* **WHAT IS EXPECTED**: Leave out the pictures and set down exactly the lines from the start of the listing through the one with "from matplotlib.patches import Rectangle", both included.

### AVAILABLE DATA ###

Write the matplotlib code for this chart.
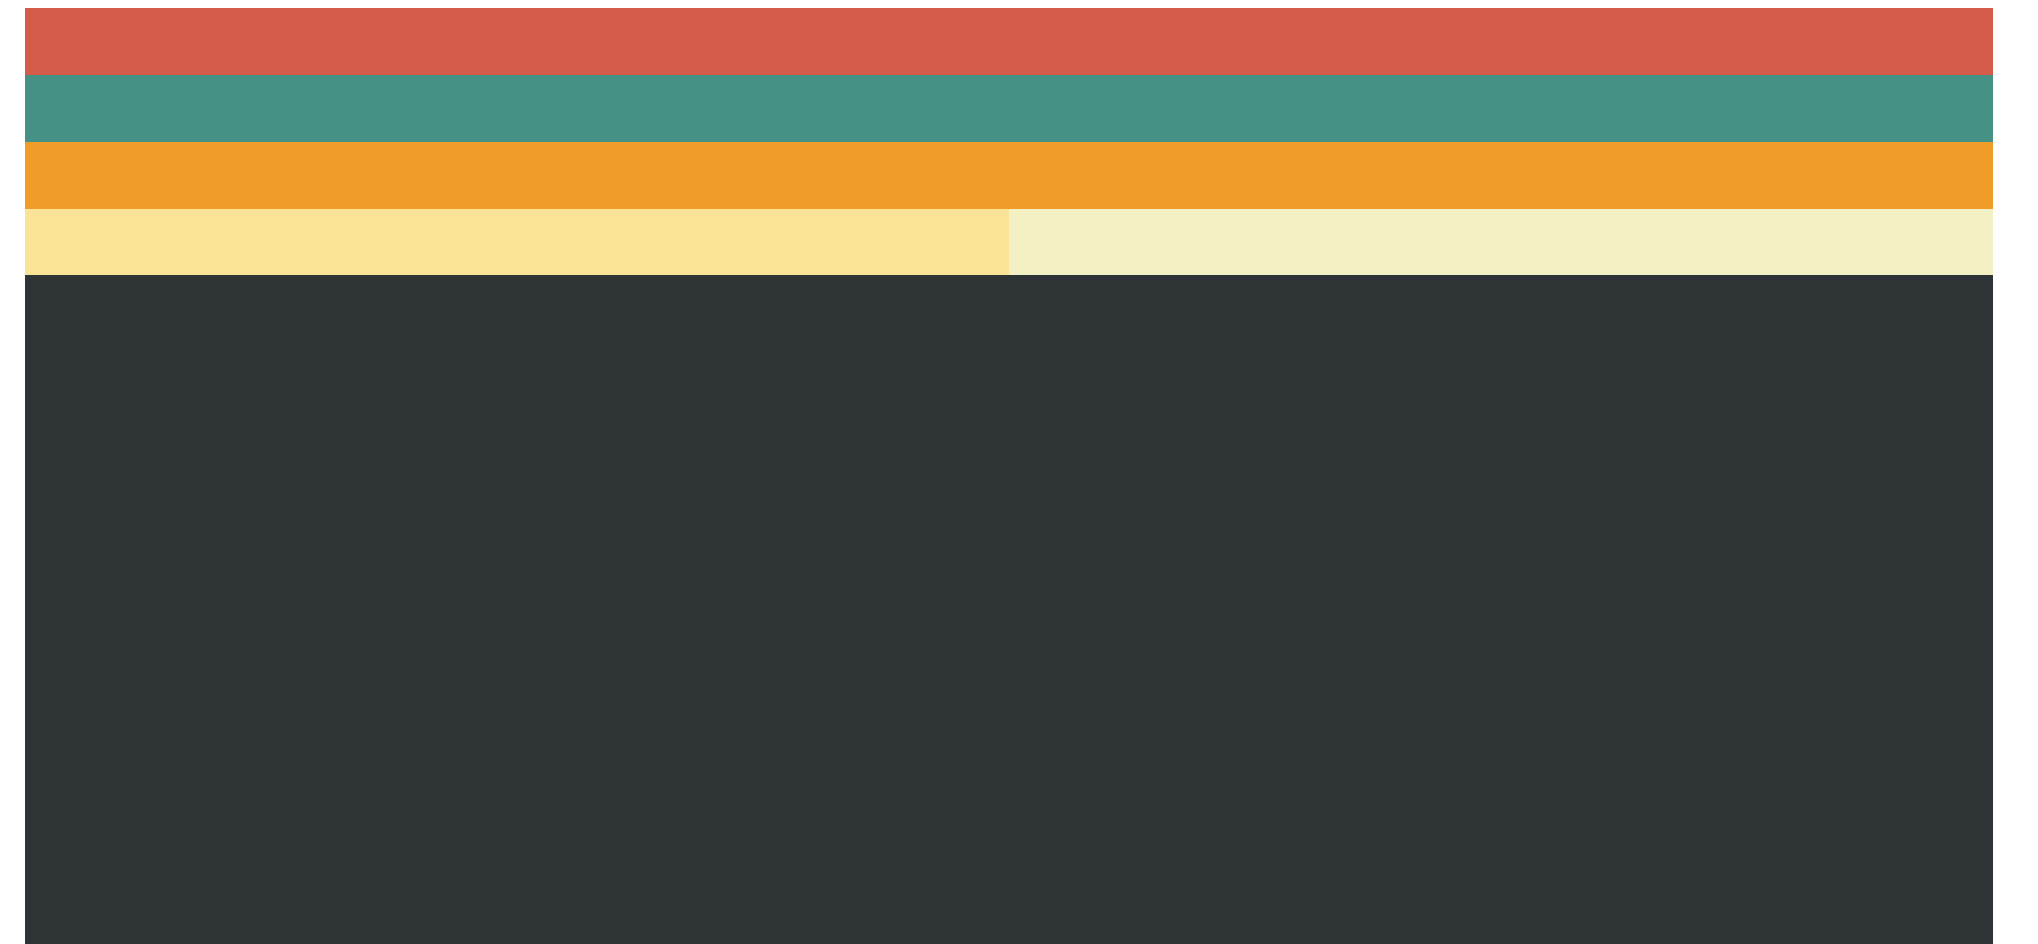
import matplotlib
matplotlib.use("Agg")
import matplotlib.pyplot as plt
from matplotlib.patches import Rectangle

# Data (treemap-like stacked layout, top to bottom)
labels = ["A", "B", "C", "D1", "D2", "E"]
values = [2, 2, 2, 1, 1, 20]
colors = ["#D55B4A", "#469185", "#EF9C28", "#FAE396", "#F3F1C3", "#2E3336"]
rows = [[0], [1], [2], [3, 4], [5]]

fig = plt.figure(figsize=(20.38, 9.45), dpi=100)
ax = fig.add_axes([25 / 2038, 0.0, 1968 / 2038, 936 / 945])
total = float(sum(values))

y_top = 1.0
for row in rows:
    row_sum = sum(values[i] for i in row)
    h = row_sum / total
    x = 0.0
    for i in row:
        w = values[i] / row_sum
        ax.add_patch(Rectangle((x, y_top - h), w, h, facecolor=colors[i],
                               edgecolor="none", linewidth=0))
        x += w
    y_top -= h

ax.set_xlim(0, 1)
ax.set_ylim(0, 1)
ax.axis("off")
fig.savefig("out.png", dpi=100)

###

* **WRITTEN ANSWER**:
Write the matplotlib code for this chart.
import matplotlib
matplotlib.use("Agg")
import matplotlib.pyplot as plt
from matplotlib.patches import Rectangle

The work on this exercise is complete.